Railpen is taking its case to the Birmingham Tax Commissioners early in the new year in an attempt to resolve the issue, which has been rumbling on for the last 10 years or so.

"The government has exempted pension funds from taxation and has always wanted them to help British business raise capital for new investment," Malcolm Gray, finance director of the Railpen trustees, said yesterday.

"Now, Inland Revenue officials are using threats and inducements to coerce funds to sign agreements to pay tax which may not be refundable even if a court subsequently confirmed that tax is indeed not payable," Mr Gray added.

Keith Wallace, partner at Richards Bulter, Railpen's solicitor, said the pounds 22m tax bill from the Inland Revenue for the tax years between 1981 and 1996 had over-estimated the fees generated by Railpen in the same period which were pounds 9m. The Inland Revenue typically over-states tax claims.

The Inland Revenue yesterday rejected allegations that it had used threatening tactics. A spokeswoman said that the law on this matter, set out in 1971, laid down that pension funds could be liable to tax on underwriting engaged in on a "regular" basis.

But the NAPF argues that the original intention of the government in 1971 was to make underwriting commissions exempt from tax.

"Despite the express statutory exemption, individual tax inspectors have sought to bypass the exclusion by asserting that the activity of underwriting constitutes a taxable `trade'," NAPF wrote in its submission to Kenneth Clarke, the Chancellor, ahead of the Budget.

"The Revenue has raised a number of large tax assessments on pension funds for underwriting commissions. These remain unresolved ... and do nothing to relieve the climate of uncertainty," the NAPF said. The pension fund body wants the Chancellor to clarify that underwriting is not a trading activity when undertaken by approved pension funds and is therefore exempt from tax.

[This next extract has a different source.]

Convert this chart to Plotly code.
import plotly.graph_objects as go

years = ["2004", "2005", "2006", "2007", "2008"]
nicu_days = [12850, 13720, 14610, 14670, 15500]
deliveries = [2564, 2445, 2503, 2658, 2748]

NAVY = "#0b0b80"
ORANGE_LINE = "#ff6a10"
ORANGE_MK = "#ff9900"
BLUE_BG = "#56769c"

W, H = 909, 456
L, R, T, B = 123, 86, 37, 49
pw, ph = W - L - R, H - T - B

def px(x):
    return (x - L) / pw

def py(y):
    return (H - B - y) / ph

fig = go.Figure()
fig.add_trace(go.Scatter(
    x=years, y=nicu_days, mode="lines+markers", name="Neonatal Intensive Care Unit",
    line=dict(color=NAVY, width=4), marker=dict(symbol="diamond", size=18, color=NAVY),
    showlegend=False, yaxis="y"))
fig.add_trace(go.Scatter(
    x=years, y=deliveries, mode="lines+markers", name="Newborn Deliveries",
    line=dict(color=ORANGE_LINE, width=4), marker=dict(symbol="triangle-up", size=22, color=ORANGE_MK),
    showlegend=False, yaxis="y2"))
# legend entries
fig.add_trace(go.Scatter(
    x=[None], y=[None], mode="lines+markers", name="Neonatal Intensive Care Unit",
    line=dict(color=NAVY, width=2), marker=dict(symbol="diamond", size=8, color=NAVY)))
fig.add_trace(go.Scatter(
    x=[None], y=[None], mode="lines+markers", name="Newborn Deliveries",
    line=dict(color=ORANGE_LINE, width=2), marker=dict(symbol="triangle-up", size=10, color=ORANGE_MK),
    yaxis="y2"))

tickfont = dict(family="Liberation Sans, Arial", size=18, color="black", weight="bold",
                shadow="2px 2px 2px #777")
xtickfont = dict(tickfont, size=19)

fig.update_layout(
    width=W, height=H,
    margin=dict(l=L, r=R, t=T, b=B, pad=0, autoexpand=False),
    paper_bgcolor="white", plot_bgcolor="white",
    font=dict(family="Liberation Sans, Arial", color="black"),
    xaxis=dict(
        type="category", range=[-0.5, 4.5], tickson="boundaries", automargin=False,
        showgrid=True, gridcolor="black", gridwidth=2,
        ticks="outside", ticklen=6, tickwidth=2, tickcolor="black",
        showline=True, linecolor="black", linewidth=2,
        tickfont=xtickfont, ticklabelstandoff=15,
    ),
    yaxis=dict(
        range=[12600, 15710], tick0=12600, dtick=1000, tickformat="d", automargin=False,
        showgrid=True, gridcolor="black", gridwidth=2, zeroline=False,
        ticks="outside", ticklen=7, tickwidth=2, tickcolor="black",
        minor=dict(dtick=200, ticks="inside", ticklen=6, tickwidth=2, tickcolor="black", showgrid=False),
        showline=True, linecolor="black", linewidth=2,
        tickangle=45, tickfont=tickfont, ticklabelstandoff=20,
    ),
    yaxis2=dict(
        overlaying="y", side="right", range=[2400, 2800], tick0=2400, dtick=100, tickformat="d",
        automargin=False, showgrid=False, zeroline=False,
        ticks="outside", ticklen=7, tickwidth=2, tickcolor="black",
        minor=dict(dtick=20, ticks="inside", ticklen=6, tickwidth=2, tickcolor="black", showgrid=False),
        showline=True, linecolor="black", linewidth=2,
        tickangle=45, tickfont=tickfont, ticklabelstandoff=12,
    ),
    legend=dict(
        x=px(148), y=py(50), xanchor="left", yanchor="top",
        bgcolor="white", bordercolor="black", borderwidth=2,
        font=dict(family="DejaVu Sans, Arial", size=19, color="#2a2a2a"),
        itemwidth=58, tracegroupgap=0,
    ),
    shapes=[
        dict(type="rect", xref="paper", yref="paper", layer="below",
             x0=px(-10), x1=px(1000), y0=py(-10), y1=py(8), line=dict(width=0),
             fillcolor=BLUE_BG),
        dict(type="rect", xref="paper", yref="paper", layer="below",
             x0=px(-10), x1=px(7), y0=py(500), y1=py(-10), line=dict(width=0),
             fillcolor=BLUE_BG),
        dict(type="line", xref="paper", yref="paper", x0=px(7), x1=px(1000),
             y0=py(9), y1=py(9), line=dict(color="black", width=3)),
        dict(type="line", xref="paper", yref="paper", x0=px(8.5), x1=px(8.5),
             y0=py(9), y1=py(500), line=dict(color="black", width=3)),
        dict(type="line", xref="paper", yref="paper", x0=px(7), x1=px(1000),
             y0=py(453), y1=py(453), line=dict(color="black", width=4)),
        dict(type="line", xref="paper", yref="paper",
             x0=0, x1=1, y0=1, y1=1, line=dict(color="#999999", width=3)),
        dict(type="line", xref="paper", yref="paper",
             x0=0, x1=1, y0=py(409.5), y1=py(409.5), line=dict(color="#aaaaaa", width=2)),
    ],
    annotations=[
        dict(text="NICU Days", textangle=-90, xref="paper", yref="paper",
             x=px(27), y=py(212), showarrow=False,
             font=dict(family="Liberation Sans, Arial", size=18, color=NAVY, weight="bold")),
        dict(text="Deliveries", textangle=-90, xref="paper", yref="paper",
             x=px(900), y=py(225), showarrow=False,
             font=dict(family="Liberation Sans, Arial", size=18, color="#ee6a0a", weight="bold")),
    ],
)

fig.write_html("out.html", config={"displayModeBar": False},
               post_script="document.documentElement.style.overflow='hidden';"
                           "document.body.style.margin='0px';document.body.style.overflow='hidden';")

"Enabling British companies to raise [equity capital], irrespective of current economic circumstances, directly facilitates the smooth operation of the financial markets."

"The Inland Revenue concentrates on detailed wording which was not written against the background of today's operational environment," it added.

The Inland Revenue is understood to have made tax claims against 12 of the country's biggest pension funds and one of has settled its bill.

Even after last year's Budget, the NAPF was writing to the Chancellor to complain about the position. "I have indicated the danger to the Chancellor that as the result of the activities by the Inland Revenue, there is a real concern that pension funds will decide to withdraw from sub-underwriting."

"The overwhelming majority of pension funds which have acted as underwriters have done so on a bona fide basis in the belief that the marginal returns they obtained enable British industry to raise equity capital."